Pictures stay out of the copy; set down each line of the listing below exactly.

━━ Material to process

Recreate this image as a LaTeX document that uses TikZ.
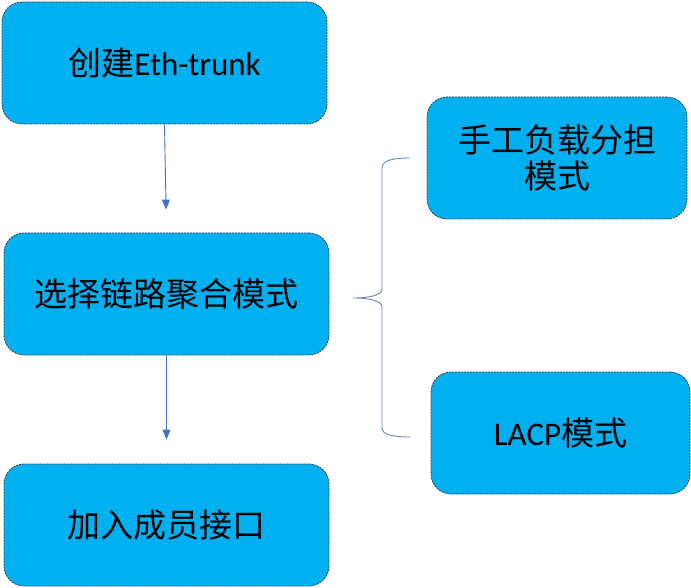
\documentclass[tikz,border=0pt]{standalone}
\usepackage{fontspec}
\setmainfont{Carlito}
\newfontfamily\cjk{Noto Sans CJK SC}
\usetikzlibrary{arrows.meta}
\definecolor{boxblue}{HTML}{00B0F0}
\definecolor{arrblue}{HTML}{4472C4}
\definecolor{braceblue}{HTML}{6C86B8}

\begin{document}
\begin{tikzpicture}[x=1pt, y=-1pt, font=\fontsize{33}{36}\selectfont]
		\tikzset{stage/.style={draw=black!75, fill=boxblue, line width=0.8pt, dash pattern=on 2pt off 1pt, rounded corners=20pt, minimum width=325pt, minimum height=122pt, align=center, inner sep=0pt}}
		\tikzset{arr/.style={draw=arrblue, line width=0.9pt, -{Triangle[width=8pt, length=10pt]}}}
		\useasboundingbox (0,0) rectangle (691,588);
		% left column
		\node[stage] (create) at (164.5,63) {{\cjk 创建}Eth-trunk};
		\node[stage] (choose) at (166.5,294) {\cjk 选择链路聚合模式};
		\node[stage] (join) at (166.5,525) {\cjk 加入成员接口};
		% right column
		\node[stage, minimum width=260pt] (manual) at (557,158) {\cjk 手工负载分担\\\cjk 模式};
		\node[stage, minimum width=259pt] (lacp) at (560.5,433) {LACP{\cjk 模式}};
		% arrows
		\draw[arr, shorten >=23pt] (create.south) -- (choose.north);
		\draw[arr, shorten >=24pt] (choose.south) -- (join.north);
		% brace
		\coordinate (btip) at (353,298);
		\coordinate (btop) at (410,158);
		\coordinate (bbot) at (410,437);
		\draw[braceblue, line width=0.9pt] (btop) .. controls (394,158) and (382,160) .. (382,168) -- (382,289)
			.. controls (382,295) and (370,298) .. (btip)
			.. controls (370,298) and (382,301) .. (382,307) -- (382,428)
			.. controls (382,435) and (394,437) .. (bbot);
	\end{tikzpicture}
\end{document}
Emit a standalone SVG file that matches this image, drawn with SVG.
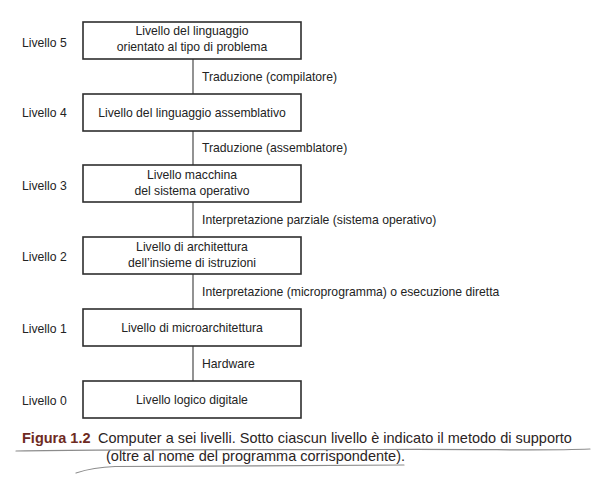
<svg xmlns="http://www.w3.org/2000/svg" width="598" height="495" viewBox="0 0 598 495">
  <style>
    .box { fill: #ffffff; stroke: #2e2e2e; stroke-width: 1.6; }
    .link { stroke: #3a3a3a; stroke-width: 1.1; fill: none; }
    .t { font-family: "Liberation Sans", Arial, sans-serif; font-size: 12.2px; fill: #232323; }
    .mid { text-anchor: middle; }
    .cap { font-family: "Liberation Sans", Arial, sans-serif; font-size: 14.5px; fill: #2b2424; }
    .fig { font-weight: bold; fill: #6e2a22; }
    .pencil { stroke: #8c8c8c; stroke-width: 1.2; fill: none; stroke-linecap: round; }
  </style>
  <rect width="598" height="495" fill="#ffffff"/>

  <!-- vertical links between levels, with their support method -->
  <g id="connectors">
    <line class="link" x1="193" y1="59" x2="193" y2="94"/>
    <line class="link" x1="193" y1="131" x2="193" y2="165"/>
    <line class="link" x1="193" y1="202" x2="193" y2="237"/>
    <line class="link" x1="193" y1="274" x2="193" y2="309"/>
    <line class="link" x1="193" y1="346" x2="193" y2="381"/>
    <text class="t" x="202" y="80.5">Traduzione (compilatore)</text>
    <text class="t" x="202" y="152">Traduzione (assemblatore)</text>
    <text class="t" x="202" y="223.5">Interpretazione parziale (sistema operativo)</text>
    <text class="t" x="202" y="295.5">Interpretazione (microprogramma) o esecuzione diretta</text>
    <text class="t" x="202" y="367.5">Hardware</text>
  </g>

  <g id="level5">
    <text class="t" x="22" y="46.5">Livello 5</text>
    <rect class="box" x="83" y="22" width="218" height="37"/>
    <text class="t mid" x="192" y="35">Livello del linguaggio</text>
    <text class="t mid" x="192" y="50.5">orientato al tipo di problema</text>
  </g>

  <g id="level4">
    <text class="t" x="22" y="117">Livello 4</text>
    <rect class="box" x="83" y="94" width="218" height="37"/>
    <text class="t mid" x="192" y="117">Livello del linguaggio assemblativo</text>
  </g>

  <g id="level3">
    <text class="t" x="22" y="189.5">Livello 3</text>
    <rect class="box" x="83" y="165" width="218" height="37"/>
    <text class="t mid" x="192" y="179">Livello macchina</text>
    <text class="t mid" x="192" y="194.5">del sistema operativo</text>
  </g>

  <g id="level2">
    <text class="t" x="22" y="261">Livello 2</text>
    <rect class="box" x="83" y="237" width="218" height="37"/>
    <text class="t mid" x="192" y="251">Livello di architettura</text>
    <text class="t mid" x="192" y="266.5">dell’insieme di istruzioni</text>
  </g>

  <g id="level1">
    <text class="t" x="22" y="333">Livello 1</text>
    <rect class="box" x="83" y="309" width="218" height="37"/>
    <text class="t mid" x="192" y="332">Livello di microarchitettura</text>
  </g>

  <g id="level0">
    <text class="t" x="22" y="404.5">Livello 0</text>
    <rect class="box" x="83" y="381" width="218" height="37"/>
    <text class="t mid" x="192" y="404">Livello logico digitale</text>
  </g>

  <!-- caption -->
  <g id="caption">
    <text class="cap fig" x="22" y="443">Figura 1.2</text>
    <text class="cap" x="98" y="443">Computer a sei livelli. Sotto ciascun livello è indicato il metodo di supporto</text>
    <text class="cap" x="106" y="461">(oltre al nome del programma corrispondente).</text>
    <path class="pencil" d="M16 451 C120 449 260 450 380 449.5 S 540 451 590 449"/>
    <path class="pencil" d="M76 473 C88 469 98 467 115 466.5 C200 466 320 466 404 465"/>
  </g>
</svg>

━━━━

Output:
Recreate this image as a LaTeX document that uses TikZ.
\documentclass[tikz,border=0pt]{standalone}
\usepackage{fontspec}
\setmainfont{Carlito}
\newfontfamily\cjk{Noto Sans CJK SC}
\usetikzlibrary{arrows.meta}
\definecolor{boxblue}{HTML}{00B0F0}
\definecolor{arrblue}{HTML}{4472C4}
\definecolor{braceblue}{HTML}{6C86B8}

\begin{document}
\begin{tikzpicture}[x=1pt, y=-1pt, font=\fontsize{33}{36}\selectfont]
		\tikzset{stage/.style={draw=black!75, fill=boxblue, line width=0.8pt, dash pattern=on 2pt off 1pt, rounded corners=20pt, minimum width=325pt, minimum height=122pt, align=center, inner sep=0pt}}
		\tikzset{arr/.style={draw=arrblue, line width=0.9pt, -{Triangle[width=8pt, length=10pt]}}}
		\useasboundingbox (0,0) rectangle (691,588);
		% left column
		\node[stage] (create) at (164.5,63) {{\cjk 创建}Eth-trunk};
		\node[stage] (choose) at (166.5,294) {\cjk 选择链路聚合模式};
		\node[stage] (join) at (166.5,525) {\cjk 加入成员接口};
		% right column
		\node[stage, minimum width=260pt] (manual) at (557,158) {\cjk 手工负载分担\\\cjk 模式};
		\node[stage, minimum width=259pt] (lacp) at (560.5,433) {LACP{\cjk 模式}};
		% arrows
		\draw[arr, shorten >=23pt] (create.south) -- (choose.north);
		\draw[arr, shorten >=24pt] (choose.south) -- (join.north);
		% brace
		\coordinate (btip) at (353,298);
		\coordinate (btop) at (410,158);
		\coordinate (bbot) at (410,437);
		\draw[braceblue, line width=0.9pt] (btop) .. controls (394,158) and (382,160) .. (382,168) -- (382,289)
			.. controls (382,295) and (370,298) .. (btip)
			.. controls (370,298) and (382,301) .. (382,307) -- (382,428)
			.. controls (382,435) and (394,437) .. (bbot);
	\end{tikzpicture}
\end{document}
Emit a standalone SVG file that matches this image, drawn with SVG.
<svg xmlns="http://www.w3.org/2000/svg" width="598" height="495" viewBox="0 0 598 495">
  <style>
    .box { fill: #ffffff; stroke: #2e2e2e; stroke-width: 1.6; }
    .link { stroke: #3a3a3a; stroke-width: 1.1; fill: none; }
    .t { font-family: "Liberation Sans", Arial, sans-serif; font-size: 12.2px; fill: #232323; }
    .mid { text-anchor: middle; }
    .cap { font-family: "Liberation Sans", Arial, sans-serif; font-size: 14.5px; fill: #2b2424; }
    .fig { font-weight: bold; fill: #6e2a22; }
    .pencil { stroke: #8c8c8c; stroke-width: 1.2; fill: none; stroke-linecap: round; }
  </style>
  <rect width="598" height="495" fill="#ffffff"/>

  <!-- vertical links between levels, with their support method -->
  <g id="connectors">
    <line class="link" x1="193" y1="59" x2="193" y2="94"/>
    <line class="link" x1="193" y1="131" x2="193" y2="165"/>
    <line class="link" x1="193" y1="202" x2="193" y2="237"/>
    <line class="link" x1="193" y1="274" x2="193" y2="309"/>
    <line class="link" x1="193" y1="346" x2="193" y2="381"/>
    <text class="t" x="202" y="80.5">Traduzione (compilatore)</text>
    <text class="t" x="202" y="152">Traduzione (assemblatore)</text>
    <text class="t" x="202" y="223.5">Interpretazione parziale (sistema operativo)</text>
    <text class="t" x="202" y="295.5">Interpretazione (microprogramma) o esecuzione diretta</text>
    <text class="t" x="202" y="367.5">Hardware</text>
  </g>

  <g id="level5">
    <text class="t" x="22" y="46.5">Livello 5</text>
    <rect class="box" x="83" y="22" width="218" height="37"/>
    <text class="t mid" x="192" y="35">Livello del linguaggio</text>
    <text class="t mid" x="192" y="50.5">orientato al tipo di problema</text>
  </g>

  <g id="level4">
    <text class="t" x="22" y="117">Livello 4</text>
    <rect class="box" x="83" y="94" width="218" height="37"/>
    <text class="t mid" x="192" y="117">Livello del linguaggio assemblativo</text>
  </g>

  <g id="level3">
    <text class="t" x="22" y="189.5">Livello 3</text>
    <rect class="box" x="83" y="165" width="218" height="37"/>
    <text class="t mid" x="192" y="179">Livello macchina</text>
    <text class="t mid" x="192" y="194.5">del sistema operativo</text>
  </g>

  <g id="level2">
    <text class="t" x="22" y="261">Livello 2</text>
    <rect class="box" x="83" y="237" width="218" height="37"/>
    <text class="t mid" x="192" y="251">Livello di architettura</text>
    <text class="t mid" x="192" y="266.5">dell’insieme di istruzioni</text>
  </g>

  <g id="level1">
    <text class="t" x="22" y="333">Livello 1</text>
    <rect class="box" x="83" y="309" width="218" height="37"/>
    <text class="t mid" x="192" y="332">Livello di microarchitettura</text>
  </g>

  <g id="level0">
    <text class="t" x="22" y="404.5">Livello 0</text>
    <rect class="box" x="83" y="381" width="218" height="37"/>
    <text class="t mid" x="192" y="404">Livello logico digitale</text>
  </g>

  <!-- caption -->
  <g id="caption">
    <text class="cap fig" x="22" y="443">Figura 1.2</text>
    <text class="cap" x="98" y="443">Computer a sei livelli. Sotto ciascun livello è indicato il metodo di supporto</text>
    <text class="cap" x="106" y="461">(oltre al nome del programma corrispondente).</text>
    <path class="pencil" d="M16 451 C120 449 260 450 380 449.5 S 540 451 590 449"/>
    <path class="pencil" d="M76 473 C88 469 98 467 115 466.5 C200 466 320 466 404 465"/>
  </g>
</svg>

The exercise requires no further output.